St. Louis Public Schools discovered the change in 2008 and demanded that the state stop the practice. State officials, however, insisted they were following the terms of the 1999 settlement. In January, the district asked a final time. In April, the plaintiffs sued.

Pruitt disagrees with the state’s interpretation. The sales tax revenue, he said, was supposed to pay desegregation costs to the district that the state had stopped covering. St. Louis Public Schools, he added, has to pay for programs aimed at eliminating racial disparities in outcomes for children of color regardless of the city’s fiscal health.

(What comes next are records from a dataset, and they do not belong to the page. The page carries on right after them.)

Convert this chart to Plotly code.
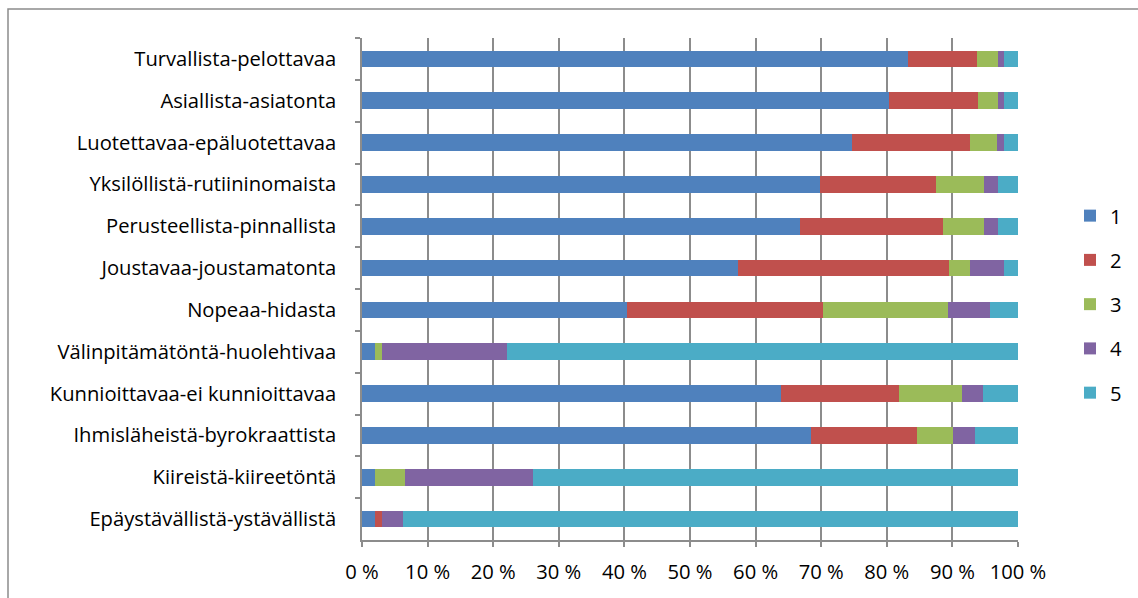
import plotly.graph_objects as go

categories = [
    "Turvallista-pelottavaa",
    "Asiallista-asiatonta",
    "Luotettavaa-epäluotettavaa",
    "Yksilöllistä-rutiininomaista",
    "Perusteellista-pinnallista",
    "Joustavaa-joustamatonta",
    "Nopeaa-hidasta",
    "Välinpitämätöntä-huolehtivaa",
    "Kunnioittavaa-ei kunnioittavaa",
    "Ihmisläheistä-byrokraattista",
    "Kiireistä-kiireetöntä",
    "Epäystävällistä-ystävällistä",
]

s1 = [83.3, 80.4, 74.7, 69.8, 66.7, 57.3, 40.4, 2.0, 63.9, 68.4, 2.0, 2.0]
s2 = [10.5, 13.5, 18.0, 17.7, 21.8, 32.2, 29.8, 0.0, 17.9, 16.2, 0.0, 1.1]
s3 = [3.1, 3.0, 4.1, 7.3, 6.3, 3.2, 19.2, 1.1, 9.6, 5.5, 4.5, 0.0]
s4 = [1.0, 1.0, 1.0, 2.1, 2.1, 5.2, 6.4, 19.0, 3.2, 3.3, 19.5, 3.2]
s5 = [2.1, 2.1, 2.2, 3.1, 3.1, 2.1, 4.2, 77.9, 5.4, 6.6, 74.0, 93.7]

series_names = ["1", "2", "3", "4", "5"]
series_values = [s1, s2, s3, s4, s5]
colors = ["#4F81BD", "#C0504D", "#9BBB59", "#8064A2", "#4BACC6"]

FONT = "Open Sans"
FS = 20.2

fig = go.Figure()
for name, vals, col in zip(series_names, series_values, colors):
    fig.add_trace(go.Bar(
        y=categories, x=vals, name=name, orientation="h",
        marker=dict(color=col, line=dict(width=0)),
        legendgroup=name,
    ))

W, H = 1138, 598
L, R, T, B = 362, 120, 38, 58
pw, ph = W - L - R, H - T - B

fig.update_layout(
    width=W, height=H,
    barmode="stack", bargap=0.6,
    plot_bgcolor="white", paper_bgcolor="white",
    margin=dict(l=L, r=R, t=T, b=B, autoexpand=False),
    font=dict(family=FONT, size=FS, color="#000000"),
    showlegend=True,
    legend=dict(
        x=1.0 + (1070 - 1018) / pw, y=1 - (196 - T) / ph,
        xanchor="left", yanchor="top",
        traceorder="grouped", tracegroupgap=15,
        font=dict(family=FONT, size=FS),
        itemwidth=30, borderwidth=0,
        bgcolor="rgba(0,0,0,0)",
    ),
    xaxis=dict(
        range=[0, 100], dtick=10, tick0=0,
        ticksuffix=" %",
        showgrid=True, gridcolor="#8C8C8C", gridwidth=1.5,
        showline=True, linecolor="#8C8C8C", linewidth=1.5,
        ticks="outside", ticklen=5, tickcolor="#8C8C8C", tickwidth=1.5,
        zeroline=False,
        ticklabelstandoff=8,
        tickfont=dict(family=FONT, size=FS),
    ),
    yaxis=dict(
        autorange="reversed",
        type="category",
        showline=True, linecolor="#8C8C8C", linewidth=1.5,
        ticks="outside", ticklen=5, tickcolor="#8C8C8C", tickwidth=1.5,
        tickson="boundaries",
        showgrid=False,
        ticklabelstandoff=20,
        tickfont=dict(family=FONT, size=FS),
    ),
)

# outer chart border (Excel chart area)
fig.add_shape(
    type="rect", xref="paper", yref="paper",
    x0=(8 - L) / pw, x1=(1145 - L) / pw,
    y0=-(H + 20 - (T + ph)) / ph, y1=1 + (T - 9) / ph,
    line=dict(color="#8C8C8C", width=1.5), fillcolor="rgba(0,0,0,0)",
    layer="below",
)

fig.write_html("out.html")
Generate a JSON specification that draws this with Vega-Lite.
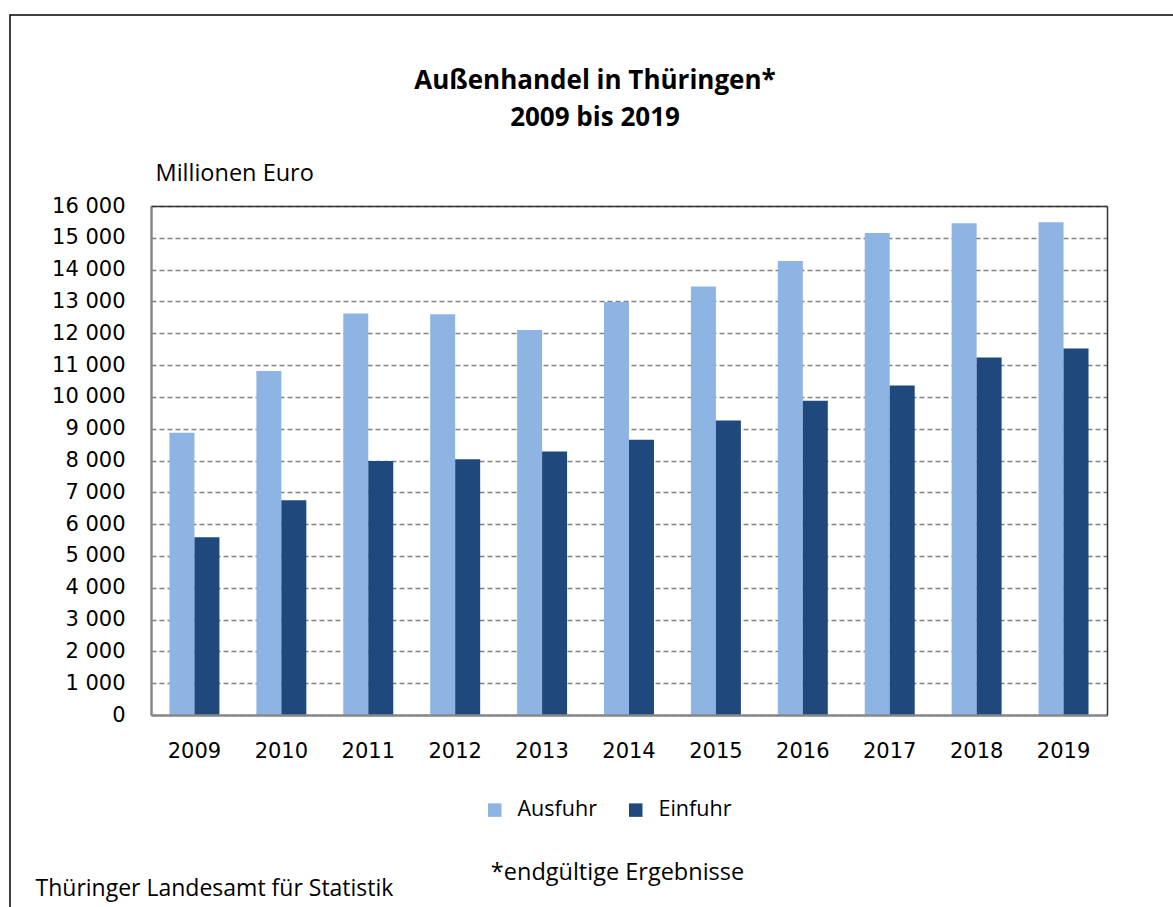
{
  "$schema": "https://vega.github.io/schema/vega-lite/v6.json",
  "width": 1170,
  "height": 900,
  "padding": {"left": 10, "top": 15, "right": 0, "bottom": 0},
  "autosize": {"type": "pad"},
  "background": "white",
  "config": {
    "view": {"stroke": "black", "strokeWidth": 1.5},
    "font": "Open Sans"
  },
  "title": {
    "text": ["Außenhandel in Thüringen*", "2009 bis 2019"],
    "font": "Open Sans",
    "fontSize": 26,
    "fontWeight": "bold",
    "color": "black",
    "anchor": "middle",
    "frame": "group",
    "offset": -116,
    "lineHeight": 37
  },
  "data": {
    "values": [
      {"year": "2009", "type": "Ausfuhr", "value": 8870},
      {"year": "2009", "type": "Einfuhr", "value": 5590},
      {"year": "2010", "type": "Ausfuhr", "value": 10810},
      {"year": "2010", "type": "Einfuhr", "value": 6750},
      {"year": "2011", "type": "Ausfuhr", "value": 12620},
      {"year": "2011", "type": "Einfuhr", "value": 7985},
      {"year": "2012", "type": "Ausfuhr", "value": 12600},
      {"year": "2012", "type": "Einfuhr", "value": 8040},
      {"year": "2013", "type": "Ausfuhr", "value": 12100},
      {"year": "2013", "type": "Einfuhr", "value": 8280},
      {"year": "2014", "type": "Ausfuhr", "value": 12980},
      {"year": "2014", "type": "Einfuhr", "value": 8650},
      {"year": "2015", "type": "Ausfuhr", "value": 13470},
      {"year": "2015", "type": "Einfuhr", "value": 9260},
      {"year": "2016", "type": "Ausfuhr", "value": 14270},
      {"year": "2016", "type": "Einfuhr", "value": 9880},
      {"year": "2017", "type": "Ausfuhr", "value": 15150},
      {"year": "2017", "type": "Einfuhr", "value": 10360},
      {"year": "2018", "type": "Ausfuhr", "value": 15460},
      {"year": "2018", "type": "Einfuhr", "value": 11240},
      {"year": "2019", "type": "Ausfuhr", "value": 15490},
      {"year": "2019", "type": "Einfuhr", "value": 11520}
    ]
  },
  "layer": [
    {
      "mark": {"type": "bar"},
      "encoding": {
        "x": {
          "field": "year",
          "type": "nominal",
          "scale": {"range": [141, 1097], "paddingInner": 0.425, "paddingOuter": 0.2125},
          "axis": {
            "orient": "bottom",
            "offset": -200,
            "zindex": 1,
            "grid": false,
            "ticks": false,
            "tickSize": 0,
            "domainColor": "#888888",
            "domainWidth": 2.5,
            "labelAngle": 0,
            "labelPadding": 25,
            "labelFont": "DejaVu Sans",
            "labelFontSize": 21,
            "labelColor": "black",
            "title": "*endgültige Ergebnisse",
            "titleFont": "Open Sans",
            "titleFontSize": 23.5,
            "titleFontWeight": "normal",
            "titleColor": "black",
            "titleX": 607,
            "titleY": 164,
            "titleAlign": "center",
            "titleBaseline": "alphabetic"
          }
        },
        "xOffset": {"field": "type", "type": "nominal", "sort": ["Ausfuhr", "Einfuhr"]},
        "y": {
          "field": "value",
          "type": "quantitative",
          "scale": {"domain": [0, 16000], "range": [700, 191], "nice": false, "zero": true},
          "axis": {
            "orient": "left",
            "offset": -141,
            "values": [0, 1000, 2000, 3000, 4000, 5000, 6000, 7000, 8000, 9000, 10000, 11000, 12000, 13000, 14000, 15000, 16000],
            "labelExpr": "replace(format(datum.value, ',d'), ',', ' ')",
            "labelFlush": false,
            "labelOverlap": false,
            "ticks": false,
            "tickSize": 0,
            "labelPadding": 26,
            "labelFont": "DejaVu Sans",
            "labelFontSize": 21,
            "labelColor": "black",
            "domainColor": "#888888",
            "domainWidth": 2.5,
            "grid": true,
            "gridColor": "#808080",
            "gridDash": [5, 3],
            "gridWidth": 1.4,
            "title": "Millionen Euro",
            "titleAngle": 0,
            "titleAlign": "left",
            "titleBaseline": "alphabetic",
            "titleX": 4,
            "titleY": 165,
            "titleFont": "Open Sans",
            "titleFontSize": 23.5,
            "titleFontWeight": "normal",
            "titleColor": "black"
          }
        },
        "color": {
          "field": "type",
          "type": "nominal",
          "scale": {"domain": ["Ausfuhr", "Einfuhr"], "range": ["#8DB4E2", "#1F497D"]},
          "legend": {
            "title": null,
            "orient": "none",
            "legendX": 474,
            "legendY": 784,
            "direction": "horizontal",
            "symbolType": "square",
            "symbolSize": 182,
            "symbolStrokeWidth": 0,
            "symbolOpacity": 1,
            "labelFont": "Open Sans",
            "labelFontSize": 21.5,
            "labelColor": "black",
            "labelOffset": 12,
            "columnPadding": 28
          }
        }
      }
    },
    {
      "mark": {"type": "point", "opacity": 0},
      "encoding": {
        "x": {
          "field": "year",
          "type": "nominal",
          "scale": {"range": [141, 1097], "paddingInner": 0.425, "paddingOuter": 0.2125},
          "axis": {
            "orient": "top",
            "offset": -191,
            "zindex": 1,
            "grid": false,
            "labels": false,
            "ticks": false,
            "domainColor": "#333333",
            "domainWidth": 1.5,
            "title": "Thüringer Landesamt für Statistik",
            "titleFont": "Open Sans",
            "titleFontSize": 23,
            "titleFontWeight": "normal",
            "titleColor": "black",
            "titleX": 25,
            "titleY": 689,
            "titleAlign": "left",
            "titleBaseline": "alphabetic"
          }
        },
        "y": {
          "field": "value",
          "type": "quantitative",
          "scale": {"domain": [0, 16000], "range": [700, 191], "nice": false, "zero": true},
          "axis": {
            "orient": "right",
            "offset": -73,
            "zindex": 1,
            "grid": false,
            "labels": false,
            "ticks": false,
            "domainColor": "#333333",
            "domainWidth": 1.5,
            "title": null
          }
        }
      }
    }
  ],
  "resolve": {"axis": {"x": "independent", "y": "independent"}}
}
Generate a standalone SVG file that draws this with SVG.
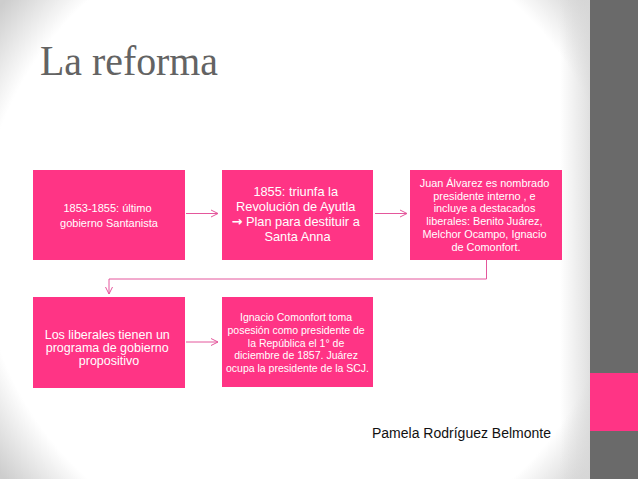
<svg xmlns="http://www.w3.org/2000/svg" width="638" height="479" viewBox="0 0 638 479">
  <defs>
    <radialGradient id="bg" gradientUnits="userSpaceOnUse" cx="300" cy="240" r="380">
      <stop offset="0" stop-color="#ffffff"/>
      <stop offset="0.84" stop-color="#ffffff"/>
      <stop offset="1" stop-color="#cdcdcd"/>
    </radialGradient>
    <linearGradient id="shade" x1="0" y1="0" x2="1" y2="0">
      <stop offset="0" stop-color="#d8d8d8" stop-opacity="0"/>
      <stop offset="1" stop-color="#d8d8d8" stop-opacity="0.8"/>
    </linearGradient>
    <marker id="arr" markerWidth="9" markerHeight="9" refX="8" refY="4.5" orient="auto" markerUnits="userSpaceOnUse">
      <path d="M1,1 L8,4.5 L1,8" fill="none" stroke="#e4579c" stroke-width="1"/>
    </marker>
    <style>
      .box { fill: #ff3485; }
      .t { font-family: "Liberation Sans", "DejaVu Sans", sans-serif; fill: #ffffff; text-anchor: middle; }
      .c { fill: none; stroke: #e4579c; stroke-width: 1; marker-end: url(#arr); }
    </style>
  </defs>

  <rect x="0" y="0" width="638" height="479" fill="url(#bg)"/>
  <rect x="560" y="0" width="30" height="479" fill="url(#shade)"/>
  <rect x="590" y="0" width="48" height="479" fill="#6a6a6a"/>
  <rect x="590" y="373" width="48" height="58" fill="#ff3485"/>

  <text x="40" y="75" font-family="Liberation Serif, serif" font-size="42" fill="#636363" textLength="178" lengthAdjust="spacingAndGlyphs">La reforma</text>

  <g id="connectors">
    <path class="c" d="M186,213.5 H218"/>
    <path class="c" d="M375,213.5 H407"/>
    <path class="c" d="M486.5,260 V279 H109 V294"/>
    <path class="c" d="M186,342 H218"/>
  </g>

  <g id="n1">
    <rect class="box" x="33" y="170" width="152" height="90"/>
    <text class="t" font-size="11">
      <tspan x="109" y="212">1853-1855: último</tspan>
      <tspan x="109" y="227">gobierno Santanista</tspan>
    </text>
  </g>

  <g id="n2">
    <rect class="box" x="222" y="170" width="151" height="90"/>
    <text class="t" font-size="12.8">
      <tspan x="297.5" y="196">1855: triunfa la</tspan>
      <tspan x="297.5" y="211">Revolución de Ayutla</tspan>
      <tspan x="297.5" y="226"><tspan font-family="DejaVu Sans, sans-serif" font-weight="bold">→</tspan> Plan para destituir a</tspan>
      <tspan x="297.5" y="241">Santa Anna</tspan>
    </text>
  </g>

  <g id="n3">
    <rect class="box" x="410" y="170" width="152" height="90"/>
    <text class="t" font-size="10.9">
      <tspan x="486" y="187">Juan Álvarez es nombrado</tspan>
      <tspan x="486" y="199.5">presidente interno , e</tspan>
      <tspan x="486" y="212">incluye a destacados</tspan>
      <tspan x="486" y="225">liberales: Benito Juárez,</tspan>
      <tspan x="486" y="238">Melchor Ocampo, Ignacio</tspan>
      <tspan x="486" y="250.5">de Comonfort.</tspan>
    </text>
  </g>

  <g id="n4">
    <rect class="box" x="33" y="297" width="152" height="91"/>
    <text class="t" font-size="12.5">
      <tspan x="109" y="339">Los liberales tienen un</tspan>
      <tspan x="109" y="352">programa de gobierno</tspan>
      <tspan x="109" y="364.5">propositivo</tspan>
    </text>
  </g>

  <g id="n5">
    <rect class="box" x="222" y="297" width="151" height="90"/>
    <text class="t" font-size="10.5">
      <tspan x="297.5" y="321">Ignacio Comonfort toma</tspan>
      <tspan x="297.5" y="334">posesión como presidente de</tspan>
      <tspan x="297.5" y="346.5">la República el 1° de</tspan>
      <tspan x="297.5" y="359">diciembre de 1857. Juárez</tspan>
      <tspan x="297.5" y="371.5">ocupa la presidente de la SCJ.</tspan>
    </text>
  </g>

  <text x="372" y="438" font-family="Liberation Sans, sans-serif" font-size="14" fill="#111111">Pamela Rodríguez Belmonte</text>
</svg>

In addition, he said, the district has to pay for initiatives aimed at creating equity and promoting integration whether charter schools exist or not; if the state wants charter schools to engage in similar activities, it should find other funds.

“We’re not going to be held to our end of the agreement if the state won’t keep its end up,” Pruitt said. “The court’s position was that the school district has to improve, has an obligation to provide the same kind of education [students] would get in a district that was integrated.”

If the appeals court rules that charter school parents do have a stake in the outcome — a decision that might be months away — those parents are prepared to argue that whichever of the hotly disputed readings of the settlement is correct, the goal should be to use the sales tax to pay for the equitable education that St. Louis’s African-American and Latino students deserve.

For his part, House would like the community’s focus to be returned to the vow made by the school leader who called on him eight years ago: that everyone, young people and adults alike, would do whatever it takes to make every child successful.

“At the end of the day,” said House, “we all want what’s best for our children.”